Pemisahan Instansi di Kabinet Prabowo Dinilai Boroskan Anggaran
Tanggal: 17 Okt 2024 08:33 wib.
Pakar hukum tata negara dari Universitas Andalas Padang, Feri Amsari, menyoroti rencana pemisahan instansi dalam Kabinet Prabowo yang dinilai akan memboroskan anggaran. Dalam rencana tersebut, Prabowo Subianto diprediksi akan membentuk 41 kementerian teknis dan enam kementerian koordinator.
Pemisahan instansi atau pembentukan kementerian baru bukanlah hal yang baru dalam dunia politik Indonesia. Namun, keputusan Prabowo untuk membentuk jumlah kementerian yang begitu banyak menuai kontroversi dan kritik tajam dari berbagai pihak, termasuk dari pakar hukum tata negara.
Feri Amsari menilai bahwa penambahan jumlah kementerian tersebut akan berdampak pada penggunaan anggaran negara. Ia menyoroti bahwa selain memakan biaya dalam pembentukan kementerian baru, perlu dipertimbangkan juga anggaran operasional dan biaya kegiatan yang harus dialokasikan untuk setiap kementerian baru tersebut. Menurutnya, hal ini akan membuat belanja negara semakin membengkak, terutama jika efektivitas dan efisiensi kerja dari kementerian-kementerian tersebut tidak terjamin.
"Konsep memecah nomenklatur kementerian ini akan menimbulkan biaya yang tinggi. Untuk kop surat instansi baru saja membutuhkan biaya hingga miliaran rupiah, karena yang perlu diganti dari pusat hingga daerah," ujar Feri ketika dihubungi pada Selasa malam (15/10).
Menurut Feri, pemisahan instansi seharusnya dilakukan dengan pertimbangan yang matang atas kebutuhan riil akan kementerian baru tersebut. Proses ini seharusnya juga meliputi analisis terhadap kemungkinan peningkatan anggaran yang dibutuhkan, serta manfaat yang akan diperoleh dari pembentukan kementerian baru tersebut. Namun, dengan begitu banyaknya kementerian yang direncanakan, kekhawatiran akan efisiensi penggunaan anggaran menjadi lebih muncul.
Hal ini juga menimbulkan pertanyaan mengenai apakah kebijakan tersebut akan sesuai dengan visi pemerintahan yang efisien dan bersih yang selama ini diusung. Dalam beberapa kesempatan, Presiden Joko Widodo sendiri telah menegaskan pentingnya penyederhanaan struktur pemerintahan demi efisiensi birokrasi dan anggaran. Dengan rencana Prabowo membentuk begitu banyak kementerian, hal ini menimbulkan keraguan terkait implementasi visi tersebut.
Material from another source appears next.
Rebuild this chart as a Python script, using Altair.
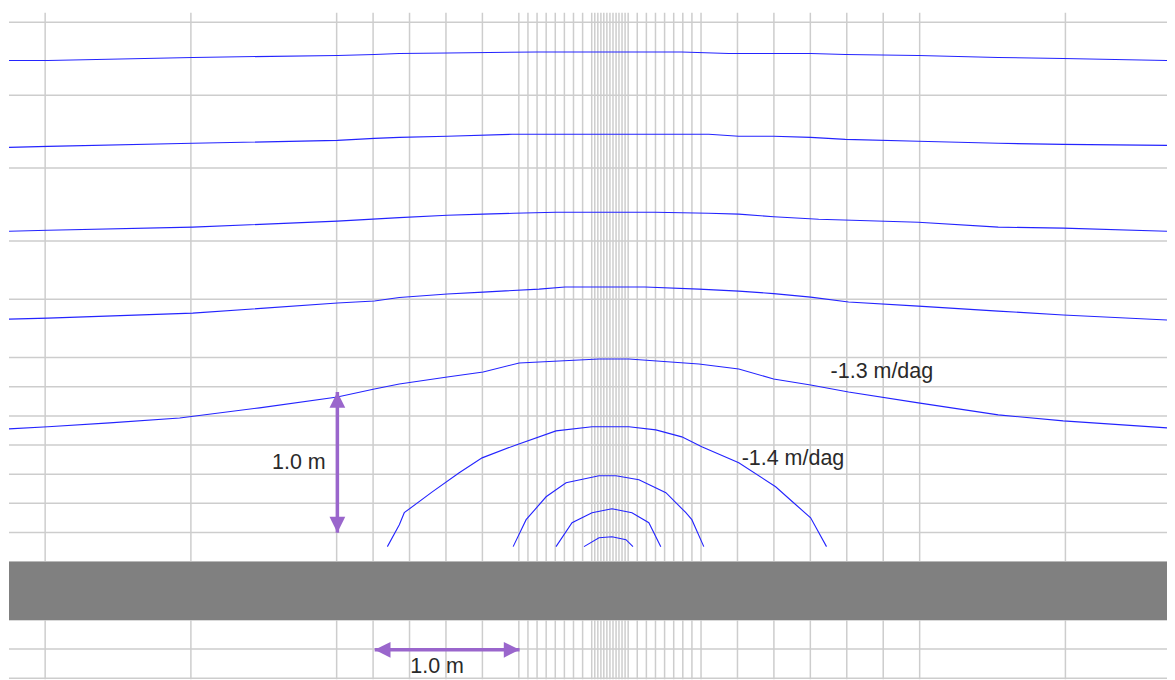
import altair as alt
import pandas as pd

# ---- data (metres) ----
grid_x = [-3.875, -2.875, -1.875, -1.625, -1.375, -1.125, -0.875, -0.625, -0.5625, -0.5,
          -0.4375, -0.375, -0.3125, -0.25, -0.1875, -0.125, -0.104, -0.083, -0.062, -0.042,
          -0.021, 0.0, 0.021, 0.042, 0.062, 0.083, 0.104, 0.125, 0.1875, 0.25, 0.3125, 0.375,
          0.4375, 0.5, 0.5625, 0.625, 0.875, 1.125, 1.375, 1.625, 1.875, 2.125, 3.125]
grid_y = [3.7, 3.2, 2.7, 2.2, 1.8, 1.4, 1.2, 1.0, 0.8, 0.6, 0.4, 0.2, 0.0, -0.2, -0.4, -0.6, -0.8]

x_domain = [-4.123, 3.822]
y_domain = [-0.808, 3.767]

bar_x = [-4.123, 3.822]
bar_y = [0.0, -0.4]

c1_x = [-4.123, -3.856, -2.863, -1.870, -1.616, -1.445, -1.116, -0.5, 0, 0.493, 0.815, 1.123, 1.377, 1.616, 2.116, 2.664, 3.110, 3.822]
c1_y = [3.438, 3.438, 3.459, 3.473, 3.479, 3.486, 3.490, 3.497, 3.497, 3.497, 3.486, 3.486, 3.486, 3.479, 3.473, 3.459, 3.452, 3.438]
c2_x = [-4.123, -3.856, -2.863, -1.870, -1.616, -1.445, -1.116, -0.671, 0, 0.678, 0.884, 1.123, 1.377, 1.616, 2.116, 2.664, 3.110, 3.822]
c2_y = [2.842, 2.849, 2.870, 2.890, 2.904, 2.911, 2.918, 2.932, 2.932, 2.932, 2.918, 2.918, 2.911, 2.897, 2.884, 2.870, 2.863, 2.856]
c3_x = [-4.123, -3.856, -2.863, -1.870, -1.445, -1.116, -0.870, -0.664, -0.370, 0, 0.308, 0.678, 0.884, 1.123, 1.432, 2.116, 2.664, 3.110, 3.822]
c3_y = [2.267, 2.274, 2.295, 2.336, 2.360, 2.377, 2.384, 2.390, 2.397, 2.397, 2.397, 2.390, 2.384, 2.366, 2.349, 2.329, 2.295, 2.288, 2.267]
c4_x = [-4.123, -3.856, -2.863, -1.870, -1.616, -1.445, -1.116, -0.870, -0.486, -0.308, 0, 0.240, 0.610, 0.884, 1.123, 1.377, 1.637, 2.116, 2.664, 3.110, 3.822]
c4_y = [1.664, 1.671, 1.705, 1.774, 1.788, 1.812, 1.836, 1.849, 1.870, 1.884, 1.884, 1.884, 1.870, 1.856, 1.839, 1.815, 1.781, 1.753, 1.719, 1.692, 1.658]
c5_x = [-4.123, -3.856, -3.432, -2.952, -2.404, -1.870, -1.616, -1.445, -1.116, -0.870, -0.623, -0.349, -0.075, 0.130, 0.610, 0.884, 1.123, 1.377, 1.637, 2.116, 2.664, 3.110, 3.822]
c5_y = [0.911, 0.925, 0.952, 0.986, 1.055, 1.130, 1.185, 1.219, 1.267, 1.301, 1.363, 1.377, 1.390, 1.390, 1.356, 1.322, 1.253, 1.212, 1.164, 1.089, 1.007, 0.966, 0.918]
c6_x = [-1.527, -1.445, -1.411, -1.219, -1.034, -0.877, -0.644, -0.370, -0.123, 0.130, 0.315, 0.493, 0.630, 0.884, 1.137, 1.260, 1.377, 1.486]
c6_y = [0.103, 0.253, 0.336, 0.479, 0.610, 0.712, 0.801, 0.897, 0.925, 0.925, 0.904, 0.856, 0.788, 0.678, 0.514, 0.404, 0.301, 0.103]
c7_x = [-0.664, -0.575, -0.438, -0.301, -0.075, 0.041, 0.199, 0.384, 0.521, 0.562, 0.644]
c7_y = [0.103, 0.288, 0.445, 0.541, 0.589, 0.589, 0.562, 0.473, 0.336, 0.288, 0.103]
c8_x = [-0.370, -0.260, -0.123, 0.014, 0.151, 0.267, 0.349]
c8_y = [0.103, 0.267, 0.336, 0.363, 0.336, 0.267, 0.103]
c9_x = [-0.178, -0.075, 0.014, 0.110, 0.158]
c9_y = [0.103, 0.164, 0.171, 0.151, 0.103]

# arrows: (x1, y1, x2, y2)
arrow_v = [-1.870, 1.164, -1.870, 0.199]
arrow_h = [-1.614, -0.605, -0.620, -0.605]

label_text = ["-1.3 m/dag", "-1.4 m/dag", "1.0 m", "1.0 m"]
label_x = [1.514, 0.904, -2.318, -1.370]
label_y = [1.301, 0.705, 0.678, -0.726]

# ---- build tables ----
rows = []
for i, (xs, ys) in enumerate([(c1_x, c1_y), (c2_x, c2_y), (c3_x, c3_y), (c4_x, c4_y), (c5_x, c5_y),
                              (c6_x, c6_y), (c7_x, c7_y), (c8_x, c8_y), (c9_x, c9_y)]):
    for j, (a, b) in enumerate(zip(xs, ys)):
        rows.append({"line": i, "ord": j, "x": a, "y": b})
contours = pd.DataFrame(rows)

xs = alt.Scale(domain=x_domain, nice=False, zero=False)
ys = alt.Scale(domain=y_domain, nice=False, zero=False)
X = lambda f: alt.X(f, type="quantitative", scale=xs, axis=None)
Y = lambda f: alt.Y(f, type="quantitative", scale=ys, axis=None)

grid_col = "#cdcdcd"
vgrid = alt.Chart(pd.DataFrame({"x": grid_x})).mark_rule(color=grid_col, strokeWidth=1.5, clip=True).encode(x=X("x"))
hgrid = alt.Chart(pd.DataFrame({"y": grid_y})).mark_rule(color=grid_col, strokeWidth=1.5, clip=True).encode(y=Y("y"))

bar = alt.Chart(pd.DataFrame({"x": [bar_x[0]], "x2": [bar_x[1]], "y": [bar_y[0]], "y2": [bar_y[1]]})).mark_rect(
    color="#808080", clip=True).encode(x=X("x"), x2="x2", y=Y("y"), y2="y2")

lines = alt.Chart(contours).mark_line(color="#2424ff", strokeWidth=1.1, clip=True).encode(
    x=X("x"), y=Y("y"), detail="line:N", order="ord:Q")

purple = "#9a66cc"
shafts = pd.DataFrame({
    "x": [arrow_v[0], arrow_h[0]], "y": [arrow_v[1], arrow_h[1]],
    "x2": [arrow_v[2], arrow_h[2]], "y2": [arrow_v[3], arrow_h[3]]})
shaft = alt.Chart(shafts).mark_rule(color=purple, strokeWidth=3.5).encode(
    x=X("x"), y=Y("y"), x2="x2", y2="y2")

tip = "M0,0 L-0.5,1 L0.5,1 Z"
heads = pd.DataFrame({
    "x": [arrow_v[0], arrow_v[2], arrow_h[0], arrow_h[2]],
    "y": [arrow_v[1], arrow_v[3], arrow_h[1], arrow_h[3]],
    "ang": [0, 180, 270, 90]})
head = alt.Chart(heads).mark_point(shape=tip, filled=True, color=purple, opacity=1, size=1000, strokeWidth=0).encode(
    x=X("x"), y=Y("y"), angle=alt.Angle("ang:Q", scale=None))

labels = alt.Chart(pd.DataFrame({"t": label_text, "x": label_x, "y": label_y})).mark_text(
    align="left", baseline="middle", font="Liberation Sans", fontSize=21.5, color="#2a2a2a").encode(
    x=X("x"), y=Y("y"), text="t:N")

chart = alt.layer(vgrid, hgrid, bar, lines, shaft, head, labels).properties(
    width=1160, height=668,
    autosize=alt.AutoSizeParams(type="none"),
    padding={"left": 1, "top": 4, "right": 0, "bottom": 0},
).configure_view(stroke=None)

chart.save("out.html", embed_options={"renderer": "svg", "actions": False})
Selain itu, pemisahan instansi dalam jumlah yang besar juga berpotensi memicu rivalitas antar kementerian, terutama jika tugas dan kewenangan dari masing-masing kementerian belum terdefinisi dengan jelas. Ini bisa memperlambat proses pengambilan keputusan dan implementasi kebijakan, serta meningkatkan potensi terjadinya konflik di antara kementerian-kementerian yang baru terbentuk.
Sedangkan, Direktur Parameter Politik Indonesia (PPI), Adi Prayitno menilai kabinet Prabowo yang gemuk merupakan sikap akomodatif untuk merangkul berbagai kubu. Sehingga, tidak perlu ada lagi oposisi dalam proses pemerintahan.
Meskipun demikian, sejumlah pihak juga mendukung rencana pemisahan instansi tersebut, dengan alasan bahwa ini merupakan upaya untuk memberikan fokus yang lebih komprehensif terhadap setiap sektor atau bidang dalam pemerintahan. Mereka berpendapat bahwa pembentukan kementerian-kementerian baru tersebut adalah langkah untuk menyelaraskan pembangunan dengan kebutuhan yang semakin kompleks dan spesifik di berbagai sektor.
Pada akhirnya, keputusan mengenai pembentukan kementerian baru dan pemisahan instansi dalam Kabinet Prabowo tetap menjadi ranah kebijakan pemerintah. Namun, perlu ada kajian yang mendalam terkait potensi pengaruhnya terhadap penggunaan anggaran dan efektivitas pemerintahan secara keseluruhan. Semua pihak terkait diharapkan dapat memberikan masukan dan pertimbangan yang konstruktif untuk menjaga agar kebijakan tersebut tetap sesuai dengan prinsip efisiensi dan efektivitas dalam pengelolaan negara.